━━━ Data entries ━━━

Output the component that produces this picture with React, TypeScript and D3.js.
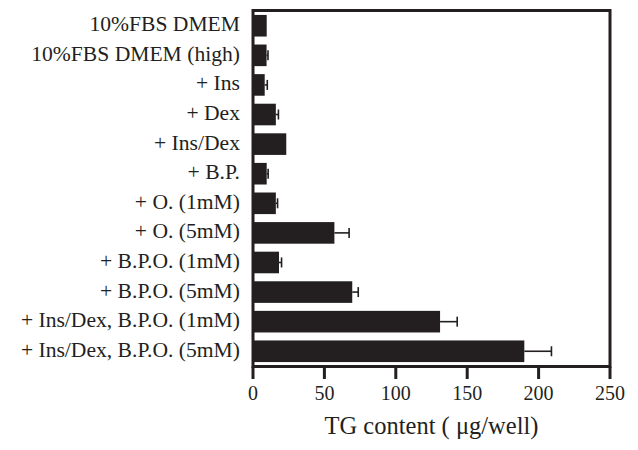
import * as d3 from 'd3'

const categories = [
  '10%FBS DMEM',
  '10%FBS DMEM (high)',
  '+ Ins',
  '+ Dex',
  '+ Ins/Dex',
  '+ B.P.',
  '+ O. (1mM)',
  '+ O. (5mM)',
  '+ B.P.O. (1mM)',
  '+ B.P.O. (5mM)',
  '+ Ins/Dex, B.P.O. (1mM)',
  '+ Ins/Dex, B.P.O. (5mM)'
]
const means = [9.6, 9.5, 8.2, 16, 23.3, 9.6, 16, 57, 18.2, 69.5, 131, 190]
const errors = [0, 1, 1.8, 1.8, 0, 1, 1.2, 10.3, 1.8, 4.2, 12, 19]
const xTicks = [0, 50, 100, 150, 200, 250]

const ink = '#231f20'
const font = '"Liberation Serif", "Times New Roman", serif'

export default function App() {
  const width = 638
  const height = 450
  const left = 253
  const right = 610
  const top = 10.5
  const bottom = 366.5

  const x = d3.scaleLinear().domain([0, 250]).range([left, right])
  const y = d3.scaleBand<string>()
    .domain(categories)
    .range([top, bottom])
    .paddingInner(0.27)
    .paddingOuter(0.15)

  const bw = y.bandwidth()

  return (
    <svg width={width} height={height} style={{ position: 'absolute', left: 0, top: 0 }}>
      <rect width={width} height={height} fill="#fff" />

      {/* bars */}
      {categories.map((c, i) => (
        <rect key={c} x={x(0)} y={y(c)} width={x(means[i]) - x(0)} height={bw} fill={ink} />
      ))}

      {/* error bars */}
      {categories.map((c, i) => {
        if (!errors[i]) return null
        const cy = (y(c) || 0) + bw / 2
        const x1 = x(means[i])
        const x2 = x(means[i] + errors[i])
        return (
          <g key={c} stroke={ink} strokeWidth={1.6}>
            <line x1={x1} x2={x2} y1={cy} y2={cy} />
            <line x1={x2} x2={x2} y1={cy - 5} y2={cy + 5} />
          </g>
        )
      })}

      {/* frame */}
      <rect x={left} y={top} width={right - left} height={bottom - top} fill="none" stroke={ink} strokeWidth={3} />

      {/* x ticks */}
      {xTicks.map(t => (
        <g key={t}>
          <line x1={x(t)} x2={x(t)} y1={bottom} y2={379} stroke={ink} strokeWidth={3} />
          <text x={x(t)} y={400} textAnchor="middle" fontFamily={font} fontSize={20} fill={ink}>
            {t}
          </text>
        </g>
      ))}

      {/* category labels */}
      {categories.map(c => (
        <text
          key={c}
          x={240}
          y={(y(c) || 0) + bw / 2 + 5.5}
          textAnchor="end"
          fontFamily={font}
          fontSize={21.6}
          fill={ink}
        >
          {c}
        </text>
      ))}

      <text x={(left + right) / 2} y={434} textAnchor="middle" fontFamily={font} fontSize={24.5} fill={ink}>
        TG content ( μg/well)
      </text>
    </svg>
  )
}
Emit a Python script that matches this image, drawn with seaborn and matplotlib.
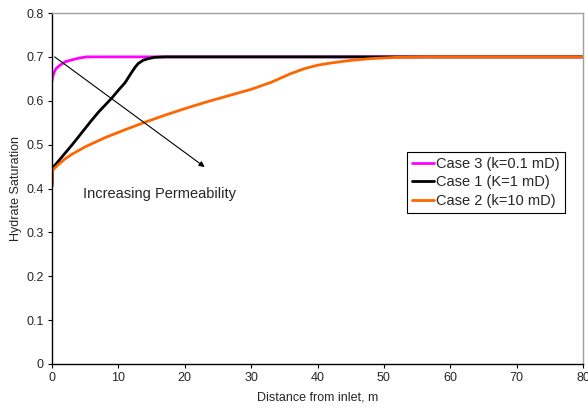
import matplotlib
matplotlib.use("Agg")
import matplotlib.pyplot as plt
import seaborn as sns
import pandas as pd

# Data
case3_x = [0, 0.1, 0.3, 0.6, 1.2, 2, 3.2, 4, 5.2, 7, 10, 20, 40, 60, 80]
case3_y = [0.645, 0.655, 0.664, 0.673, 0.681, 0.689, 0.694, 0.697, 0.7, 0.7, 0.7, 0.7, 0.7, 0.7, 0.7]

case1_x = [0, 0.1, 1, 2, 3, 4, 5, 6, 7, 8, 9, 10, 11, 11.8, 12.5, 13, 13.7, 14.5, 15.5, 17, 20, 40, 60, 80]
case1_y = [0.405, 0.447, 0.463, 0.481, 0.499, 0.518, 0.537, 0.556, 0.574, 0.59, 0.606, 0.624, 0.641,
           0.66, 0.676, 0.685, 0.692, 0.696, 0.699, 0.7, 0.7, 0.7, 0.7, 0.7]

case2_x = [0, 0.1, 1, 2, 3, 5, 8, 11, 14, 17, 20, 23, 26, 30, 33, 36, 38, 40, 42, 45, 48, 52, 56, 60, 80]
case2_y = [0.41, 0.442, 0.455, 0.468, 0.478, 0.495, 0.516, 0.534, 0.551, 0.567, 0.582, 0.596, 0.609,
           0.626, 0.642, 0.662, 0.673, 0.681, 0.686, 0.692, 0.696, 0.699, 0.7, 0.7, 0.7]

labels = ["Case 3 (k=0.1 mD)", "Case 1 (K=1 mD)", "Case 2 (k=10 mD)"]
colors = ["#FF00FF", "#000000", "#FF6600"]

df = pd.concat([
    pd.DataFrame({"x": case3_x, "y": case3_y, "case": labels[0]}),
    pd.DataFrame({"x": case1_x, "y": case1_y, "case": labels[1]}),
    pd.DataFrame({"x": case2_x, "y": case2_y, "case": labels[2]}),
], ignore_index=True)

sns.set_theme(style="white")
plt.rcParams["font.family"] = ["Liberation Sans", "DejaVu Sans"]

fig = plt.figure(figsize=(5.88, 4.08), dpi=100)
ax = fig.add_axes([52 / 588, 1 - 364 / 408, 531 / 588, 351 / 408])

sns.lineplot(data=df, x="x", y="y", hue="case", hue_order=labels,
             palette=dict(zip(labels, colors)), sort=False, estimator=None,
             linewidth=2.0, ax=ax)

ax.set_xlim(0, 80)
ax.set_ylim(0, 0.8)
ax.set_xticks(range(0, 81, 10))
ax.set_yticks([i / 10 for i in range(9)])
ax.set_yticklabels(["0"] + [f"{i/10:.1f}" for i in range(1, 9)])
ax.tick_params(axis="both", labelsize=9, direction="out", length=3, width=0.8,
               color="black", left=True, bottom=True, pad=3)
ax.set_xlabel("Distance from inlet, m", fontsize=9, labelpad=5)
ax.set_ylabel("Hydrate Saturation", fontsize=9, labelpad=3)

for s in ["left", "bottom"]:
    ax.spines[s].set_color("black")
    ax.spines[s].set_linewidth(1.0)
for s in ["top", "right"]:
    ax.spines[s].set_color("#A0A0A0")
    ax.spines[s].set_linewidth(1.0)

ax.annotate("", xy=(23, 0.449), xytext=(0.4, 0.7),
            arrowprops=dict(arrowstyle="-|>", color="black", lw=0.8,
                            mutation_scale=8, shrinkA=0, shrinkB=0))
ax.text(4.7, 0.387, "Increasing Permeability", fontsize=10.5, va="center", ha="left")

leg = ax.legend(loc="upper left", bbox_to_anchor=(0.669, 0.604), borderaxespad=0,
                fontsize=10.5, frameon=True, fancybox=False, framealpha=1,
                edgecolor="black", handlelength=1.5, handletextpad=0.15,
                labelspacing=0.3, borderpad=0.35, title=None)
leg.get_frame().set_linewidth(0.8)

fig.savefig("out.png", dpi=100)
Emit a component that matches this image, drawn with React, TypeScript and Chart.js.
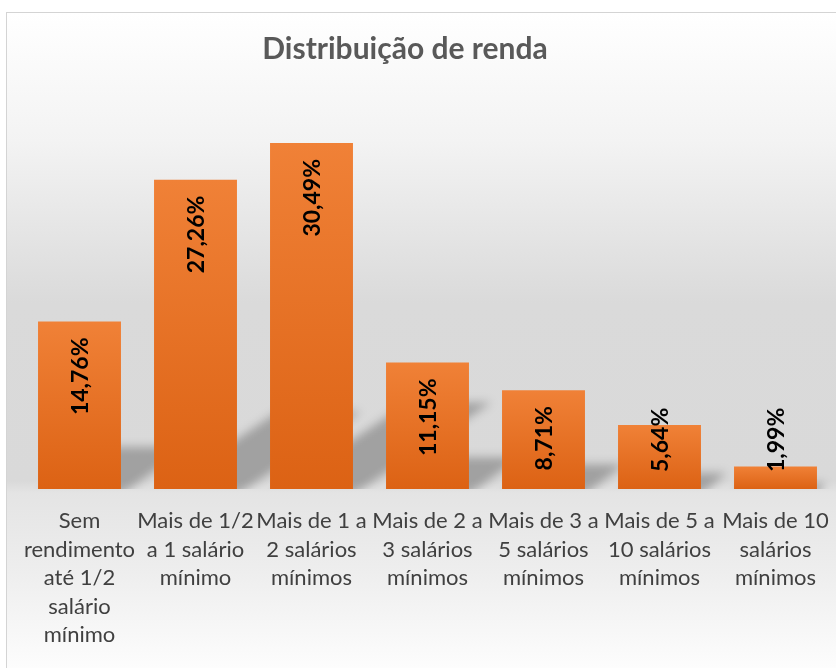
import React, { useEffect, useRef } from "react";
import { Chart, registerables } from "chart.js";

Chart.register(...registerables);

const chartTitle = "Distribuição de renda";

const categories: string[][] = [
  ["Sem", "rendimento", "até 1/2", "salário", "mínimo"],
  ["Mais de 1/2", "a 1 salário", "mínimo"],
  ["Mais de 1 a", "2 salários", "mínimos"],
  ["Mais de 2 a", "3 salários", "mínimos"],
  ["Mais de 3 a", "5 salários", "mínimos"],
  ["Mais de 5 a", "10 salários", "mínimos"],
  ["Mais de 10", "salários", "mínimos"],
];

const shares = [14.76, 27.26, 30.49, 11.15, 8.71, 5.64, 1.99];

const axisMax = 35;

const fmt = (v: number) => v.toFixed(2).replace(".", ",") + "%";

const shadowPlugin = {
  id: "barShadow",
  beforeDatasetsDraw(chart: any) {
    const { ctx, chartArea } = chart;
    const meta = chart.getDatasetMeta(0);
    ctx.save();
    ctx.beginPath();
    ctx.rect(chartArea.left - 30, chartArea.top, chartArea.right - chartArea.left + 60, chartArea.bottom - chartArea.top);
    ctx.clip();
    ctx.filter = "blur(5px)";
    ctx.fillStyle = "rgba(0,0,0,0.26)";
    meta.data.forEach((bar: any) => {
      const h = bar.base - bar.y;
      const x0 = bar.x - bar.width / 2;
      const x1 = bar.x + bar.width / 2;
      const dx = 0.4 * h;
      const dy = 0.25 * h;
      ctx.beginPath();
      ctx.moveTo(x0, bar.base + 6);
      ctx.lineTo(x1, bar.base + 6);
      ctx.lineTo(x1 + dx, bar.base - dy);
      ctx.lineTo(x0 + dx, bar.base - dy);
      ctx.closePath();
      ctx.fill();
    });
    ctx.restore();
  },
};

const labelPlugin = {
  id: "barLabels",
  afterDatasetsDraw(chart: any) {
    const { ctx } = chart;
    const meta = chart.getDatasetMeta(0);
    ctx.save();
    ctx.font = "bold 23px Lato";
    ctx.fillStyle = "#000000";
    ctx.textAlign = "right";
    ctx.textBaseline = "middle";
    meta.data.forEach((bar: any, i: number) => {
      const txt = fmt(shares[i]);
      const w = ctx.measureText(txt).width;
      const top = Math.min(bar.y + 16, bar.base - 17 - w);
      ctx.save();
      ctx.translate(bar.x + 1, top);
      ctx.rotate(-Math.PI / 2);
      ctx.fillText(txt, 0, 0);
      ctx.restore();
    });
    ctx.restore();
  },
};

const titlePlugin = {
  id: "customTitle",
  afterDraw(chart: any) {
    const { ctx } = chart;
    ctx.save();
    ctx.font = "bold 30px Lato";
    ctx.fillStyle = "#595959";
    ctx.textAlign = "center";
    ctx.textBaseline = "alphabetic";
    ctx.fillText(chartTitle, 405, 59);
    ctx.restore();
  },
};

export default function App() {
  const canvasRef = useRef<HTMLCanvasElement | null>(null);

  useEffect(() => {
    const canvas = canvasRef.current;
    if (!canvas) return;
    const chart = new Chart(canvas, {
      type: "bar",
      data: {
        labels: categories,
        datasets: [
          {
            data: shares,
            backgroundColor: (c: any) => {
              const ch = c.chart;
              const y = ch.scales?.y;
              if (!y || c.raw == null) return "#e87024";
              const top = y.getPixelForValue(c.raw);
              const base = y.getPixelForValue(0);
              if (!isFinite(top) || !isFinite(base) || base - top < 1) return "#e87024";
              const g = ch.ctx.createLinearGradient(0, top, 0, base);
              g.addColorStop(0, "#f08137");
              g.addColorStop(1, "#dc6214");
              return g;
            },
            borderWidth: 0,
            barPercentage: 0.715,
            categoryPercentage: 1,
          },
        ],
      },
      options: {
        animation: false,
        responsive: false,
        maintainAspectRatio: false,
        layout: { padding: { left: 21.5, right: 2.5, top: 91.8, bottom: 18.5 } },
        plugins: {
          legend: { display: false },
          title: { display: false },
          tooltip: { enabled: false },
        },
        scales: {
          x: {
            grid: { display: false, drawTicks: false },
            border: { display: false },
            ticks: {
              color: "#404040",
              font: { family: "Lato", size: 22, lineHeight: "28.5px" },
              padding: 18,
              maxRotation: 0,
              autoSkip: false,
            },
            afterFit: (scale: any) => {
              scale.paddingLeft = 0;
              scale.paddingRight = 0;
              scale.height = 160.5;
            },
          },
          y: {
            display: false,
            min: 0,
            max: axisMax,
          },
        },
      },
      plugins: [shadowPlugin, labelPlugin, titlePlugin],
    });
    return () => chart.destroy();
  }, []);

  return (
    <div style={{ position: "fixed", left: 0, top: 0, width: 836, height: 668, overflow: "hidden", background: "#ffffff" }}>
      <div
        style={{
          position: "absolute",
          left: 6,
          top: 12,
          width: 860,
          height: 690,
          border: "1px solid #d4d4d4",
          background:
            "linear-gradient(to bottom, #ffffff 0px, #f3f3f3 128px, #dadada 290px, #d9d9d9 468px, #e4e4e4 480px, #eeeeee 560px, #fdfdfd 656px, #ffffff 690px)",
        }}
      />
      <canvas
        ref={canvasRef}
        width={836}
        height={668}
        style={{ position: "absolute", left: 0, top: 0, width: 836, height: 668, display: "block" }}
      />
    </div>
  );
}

━━━

— What to produce —
Find "with". Copy every line it occurs in.

— Answer for the task —
Output the component that produces this picture with React, TypeScript and D3.js.
Emit a Python script that matches this image, drawn with seaborn and matplotlib.
Emit a component that matches this image, drawn with React, TypeScript and Chart.js.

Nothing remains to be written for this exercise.